Le soir même, le Président de la République qualifiait l’évènement «d’attentat terroriste islamiste». Et, de fait, les éléments de preuve sont là. La nature politique et religieuse de l’acte caractérisée. Il nous appartient d’en tirer toutes les conséquences. Politiquement et juridiquement bien sûr, mais aussi sur le terrain de la pensée. En un sens, les notions de «terrorisme», d ‘«obscurantisme» et même d’ «islamisme» sont justes. Malheureusement, elles ne vont pas assez loin . Un pas intellectuel essentiel reste à faire. Si la dimension exogène de la menace a été bien identifiée, si nous savons à présent qu’elle profite de réseaux de prosélytisme et de propagande établis, financés et soutenus depuis l’étranger, un certain nombre d’assassins étaient soit de nationalité française, soit en passe d’acquérir, soit accueillis sur le territoire national.
Il ne s’agit pas ici de réveiller le vieux fantasme d’une «5ème colonne» tentaculaire et occulte, mais bien d’affronter de face la véritable nature de la menace, résolument et avec lucidité. Sur ce point, le problème est tout autant extérieur qu’intérieur. Cette fois-ci, les commanditaires n’ont pas inspiré le meurtre depuis un territoire lointain, de quelques déserts ou montagnes escarpées. Non, le meurtrier, comme les inspirateurs, étaient déjà là, sur le sol de France. Les seconds pour armer idéologiquement le bras du crime, à travers une campagne de harcèlement public, le premier pour donner à cette haine diffuse qui gangrène une partie du corps civique, son prolongement physique, symbolique et théologico-politique. Le problème est donc bel et bien ici, parmi nous, et non dans un ailleurs exotique. N’oublions jamais que les frères Kouachi, avant d’être des terroristes islamistes, étaient citoyens français, nés en France, et que leur instruction s’était faite sur les bancs de l’école républicaine.

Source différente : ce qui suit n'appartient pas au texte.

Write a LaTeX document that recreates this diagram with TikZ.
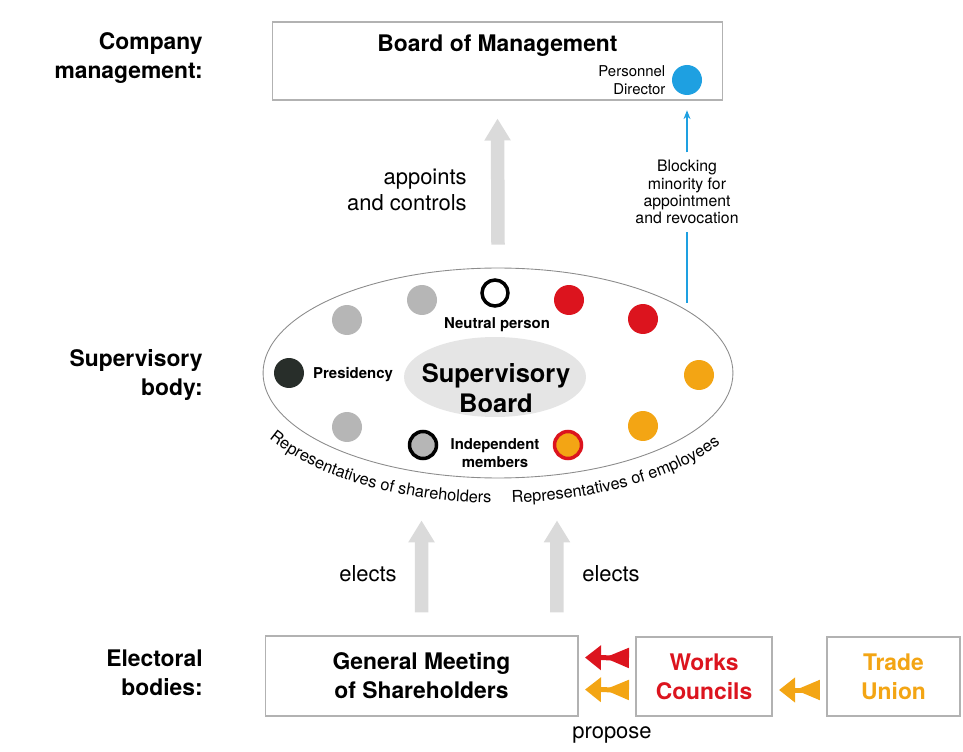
\documentclass[tikz,border=0pt]{standalone}
\usepackage{fontspec}
\setmainfont{TeX Gyre Heros}
\usetikzlibrary{positioning,arrows.meta,decorations.text,shapes.geometric}

\definecolor{wred}{RGB}{220,20,30}
\definecolor{tuorange}{RGB}{243,165,20}
\definecolor{dirblue}{RGB}{30,160,225}
\definecolor{shgray}{RGB}{182,182,182}
\definecolor{arrgray}{RGB}{218,218,218}
\definecolor{presdark}{RGB}{40,46,42}

\tikzset{
  box/.style={draw=black!30,line width=0.6pt,fill=white,align=center,font=\bfseries\fontsize{13}{16.5}\selectfont},
  sidelbl/.style={anchor=east,align=right,inner sep=0pt,font=\bfseries\fontsize{13}{16.5}\selectfont},
  dot/.style={circle,minimum size=0.6cm,inner sep=0pt},
  smallbf/.style={font=\bfseries\fontsize{8.5}{10.5}\selectfont,align=center,inner sep=0pt},
  txt/.style={font=\fontsize{12.5}{14.5}\selectfont,align=center,inner sep=0pt},
  bigarr/.style={arrgray,line width=0.27cm,-{Triangle[length=0.44cm,width=0.5cm]}},
  dblarr/.style={line width=0.1cm,{Triangle[reversed,length=0.5cm,width=0.38cm]}-{Triangle[length=0.32cm,width=0.48cm]},shorten <=0.13cm,shorten >=0.13cm},
  curvtxt/.style={decorate,decoration={text along path,text align=center,text={|\fontsize{9.3}{11}\selectfont|#1}}}
}

\begin{document}
\begin{tikzpicture}[x=0.02cm,y=0.02cm]
\useasboundingbox (0,0) rectangle (963,751);

% management
\node[box,minimum width=9.02cm,minimum height=1.56cm] (bom) at (497.5,690) {};
\node[box,draw=none,fill=none,inner sep=0pt] (bomt) at (497.5,705) {Board of Management};
\node[dot,fill=dirblue] (pdir) at (687,671) {};
\node[left=0.12cm of pdir,align=right,inner sep=0pt,font=\fontsize{8.5}{10}\selectfont] (pdirt) {Personnel\\Director};

% side labels
\node[sidelbl] (lmgmt) at (203,693) {Company\\management:};
\node[sidelbl] (lsup) at (203,376) {Supervisory\\body:};
\node[sidelbl] (lelec) at (203,78) {Electoral\\bodies:};

% supervisory board
\node[ellipse,draw=black!45,line width=0.5pt,fill=white,minimum width=9.4cm,minimum height=4.2cm] (sb) at (498,378) {};
\node[ellipse,fill=black!10,minimum width=3.64cm,minimum height=1.6cm] (sbin) at (495,374) {};
\node[font=\bfseries\fontsize{14.5}{17}\selectfont,align=center] (sbt) at (496,363) {Supervisory\\Board};

\node[dot,fill=shgray] (sh1) at (347,431) {};
\node[dot,fill=shgray] (sh2) at (422,451) {};
\node[dot,draw=black,line width=0.07cm,minimum size=0.52cm] (neu) at (495,458) {};
\node[dot,fill=wred] (em1) at (569,451) {};
\node[dot,fill=wred] (em2) at (643,432) {};
\node[dot,fill=tuorange] (em3) at (699,376) {};
\node[dot,fill=tuorange] (em4) at (643,325) {};
\node[dot,fill=tuorange,draw=wred,line width=0.07cm,minimum size=0.54cm] (em5) at (568,306) {};
\node[dot,fill=shgray,draw=black,line width=0.07cm,minimum size=0.54cm] (sh5) at (423,306) {};
\node[dot,fill=shgray] (sh4) at (347,324) {};
\node[dot,fill=presdark] (pres) at (289,378) {};

\node[smallbf] (neut) at (497,426) {Neutral person};
\node[smallbf] (prest) at (353,376) {Presidency};
\node[smallbf] (indt) at (495,298) {Independent\\members};

\path[curvtxt=Representatives of shareholders] (498,378) ++(198:265 and 130) arc[start angle=198,end angle=276,x radius=265,y radius=130];
\path[curvtxt=Representatives of employees] (498,378) ++(266:265 and 130) arc[start angle=266,end angle=338,x radius=265,y radius=130];

% blocking minority
\coordinate (bl) at (687,448);
\node[font=\fontsize{9}{9.8}\selectfont,align=center,inner sep=0.15cm] (blk) at (687,559) {Blocking\\minority for\\appointment\\and revocation};
\draw[dirblue,line width=0.7pt] (bl) -- (blk);
\draw[dirblue,line width=0.7pt,-{Stealth[length=5pt,width=4pt]},shorten >=0.3cm] (blk) -- (pdir);

% big arrows
\draw[bigarr] ([yshift=0.46cm]sb.north) -- ([yshift=-0.36cm]bom.south);
\node[txt,align=right,anchor=east] (appt) at (467,561) {appoints\\and controls};

% electoral bodies
\node[box,minimum width=6.26cm,minimum height=1.6cm] (gms) at (421.5,75) {General Meeting\\of Shareholders};
\node[box,minimum width=2.72cm,minimum height=1.58cm,text=wred] (wc) at (704,74.5) {Works\\Councils};
\node[box,minimum width=2.66cm,minimum height=1.58cm,text=tuorange] (tu) at (893.5,74.5) {Trade\\Union};

\draw[bigarr] ([yshift=0.46cm]gms.north) -- ([xshift=-1.53cm,yshift=-0.84cm]sb.south);
\draw[bigarr] ([xshift=2.71cm,yshift=0.46cm]gms.north) -- ([xshift=1.18cm,yshift=-0.84cm]sb.south);
\node[txt,anchor=east] (el1) at (397,177) {elects};
\node[txt,anchor=west] (el2) at (582,177) {elects};

\draw[dblarr,wred] ([yshift=0.37cm]wc.west) -- ([yshift=0.37cm]gms.east);
\draw[dblarr,tuorange] ([yshift=-0.27cm]wc.west) -- ([yshift=-0.27cm]gms.east);
\draw[dblarr,tuorange] ([yshift=-0.27cm]tu.west) -- ([yshift=-0.27cm]wc.east);
\node[txt] (prop) at (612,16) {propose};
\end{tikzpicture}
\end{document}
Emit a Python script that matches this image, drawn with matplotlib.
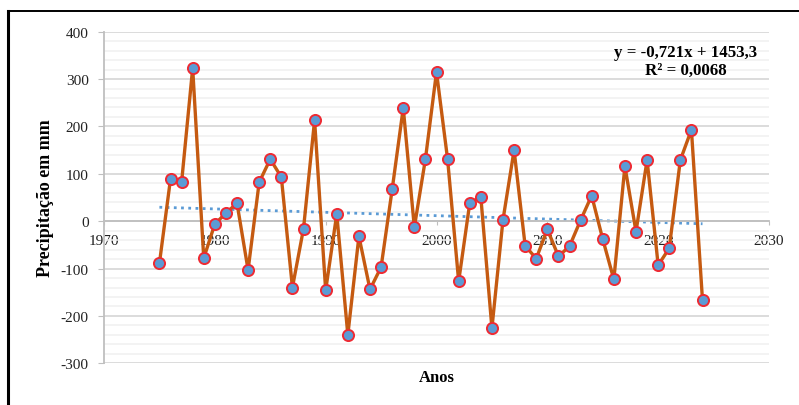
import matplotlib.pyplot as plt
import numpy as np
from matplotlib.ticker import MultipleLocator
from matplotlib.lines import Line2D

plt.rcParams['font.family'] = ['Liberation Serif', 'DejaVu Serif']
plt.rcParams['axes.unicode_minus'] = False

# annual precipitation anomaly (mm)
years = np.arange(1975, 2025)
precip = [-89, 89, 82, 323, -78, -6, 17, 38, -103, 82,
          131, 93, -140, -16, 213, -146, 15, -240, -32, -144,
          -97, 67, 239, -13, 131, 315, 131, -127, 38, 51,
          -226, 3, 150, -52, -79, -17, -74, -53, 2, 54,
          -38, -123, 116, -22, 129, -93, -57, 129, 193, -167]
eq_text = 'y = -0,721x + 1453,3\nR² = 0,0068'
x_ticks = [1970, 1980, 1990, 2000, 2010, 2020, 2030]
y_ticks = [-300, -200, -100, 0, 100, 200, 300, 400]

W, H = 799, 406
fig = plt.figure(figsize=(W / 100, H / 100), dpi=100)
ax = fig.add_axes([104 / W, 1 - 364.3 / H, 665 / W, 331.6 / H])

# linear trend
coef = np.polyfit(years, precip, 1)
ax.plot(years, np.polyval(coef, years), color='#5b9bd5', lw=2, ls=(0, (1, 1.6)), zorder=2)

ax.plot(years, precip, color='#c55a11', lw=2.4, marker='o', markersize=8,
        markerfacecolor='#5b9bd5', markeredgecolor='#ee2a33', markeredgewidth=1.4, zorder=3)

ax.set_xlim(1970, 2030)
ax.set_ylim(-300, 400)
ax.set_xticks(x_ticks)
ax.set_yticks(y_ticks)
ax.yaxis.set_minor_locator(MultipleLocator(20))
ax.grid(which='major', axis='y', color='#d9d9d9', lw=1.3, zorder=0)
ax.grid(which='minor', axis='y', color='#f0f0f0', lw=1.1, zorder=0)
ax.set_axisbelow(True)

for s in ['top', 'right']:
    ax.spines[s].set_visible(False)
ax.spines['bottom'].set_position(('data', 0))
ax.spines['bottom'].set_color('#bfbfbf')
ax.spines['left'].set_color('#bfbfbf')
ax.spines['bottom'].set_linewidth(1.3)
ax.spines['left'].set_linewidth(1.3)
ax.tick_params(axis='x', which='major', length=3, color='#bfbfbf', pad=6, labelsize=11)
ax.tick_params(axis='y', which='major', length=4, color='#bfbfbf', pad=7, labelsize=11)
ax.tick_params(axis='y', which='minor', length=0)
for lab in ax.get_xticklabels() + ax.get_yticklabels():
    lab.set_color('#222222')

ax.set_ylabel('Precipitação em mm', fontsize=13, fontweight='bold', labelpad=5)
fig.text(436.5 / W, 1 - 378 / H, 'Anos', ha='center', va='center', fontsize=12, fontweight='bold')
fig.text(686 / W, 1 - 62 / H, eq_text, ha='center', va='center', fontsize=12.2,
         fontweight='bold', linespacing=1.1)

# frame of the figure box
fig.add_artist(Line2D([7.5 / W, 7.5 / W], [0, 1 - 12 / H], color='black', lw=2.2))
fig.add_artist(Line2D([7.5 / W, 1], [1 - 12 / H, 1 - 12 / H], color='black', lw=1.4))

fig.savefig('out.png', dpi=100)
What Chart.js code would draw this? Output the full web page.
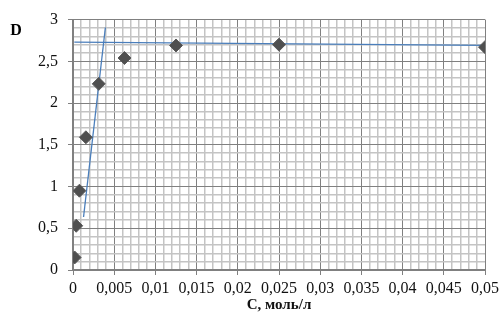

Ne réduisons donc pas l’assassinat de Samuel Paty à un acte isolé. En fin de compte, la figure du terroriste se construit au même titre que celle du fou ou du monstre, comme un procédé psychologique de défense, qu’il soit individuel ou collectif. A ce titre, il nous permet de nous protéger contre une vérité inacceptable et inaudible, celle qui impliquerait de voir dans le regard du meurtrier une image familière et commune, vivant parmi nous, avec nous. Tirant de la Première Guerre mondiale des réflexions sur la nature humaine et le destin de l’Europe, Sigmund Freud mettait en garde ses lecteurs sur la responsabilité des collectivités nationales face aux pulsions meurtrières et destructrices des individus: s ‘«il faut compter avec le fait que, chez tous les hommes, sont présents des tendances destructives, donc antisociales et anticulturelles », il faut donc que la culture soit« défendue contre l’individu, et ses dispositifs, institutions et commandements se mettent au service de cette tâche. » (1)
Sans quoi, c’est la guerre civile qui s’annonce. Plus que jamais depuis la fin de la guerre froide, la République française est placée devant ses responsabilités: se soumettre progressivement, à petit feu, en lâchant chaque jour un pouce de terrain, ou vaincre totalement, absolument, définitivement. Comme l’écrivait Charles Péguy, chaque monde sera jugé sur ce qu’il a considéré comme négociable ou non négociable. Nous ne faisons pas exception à cette règle.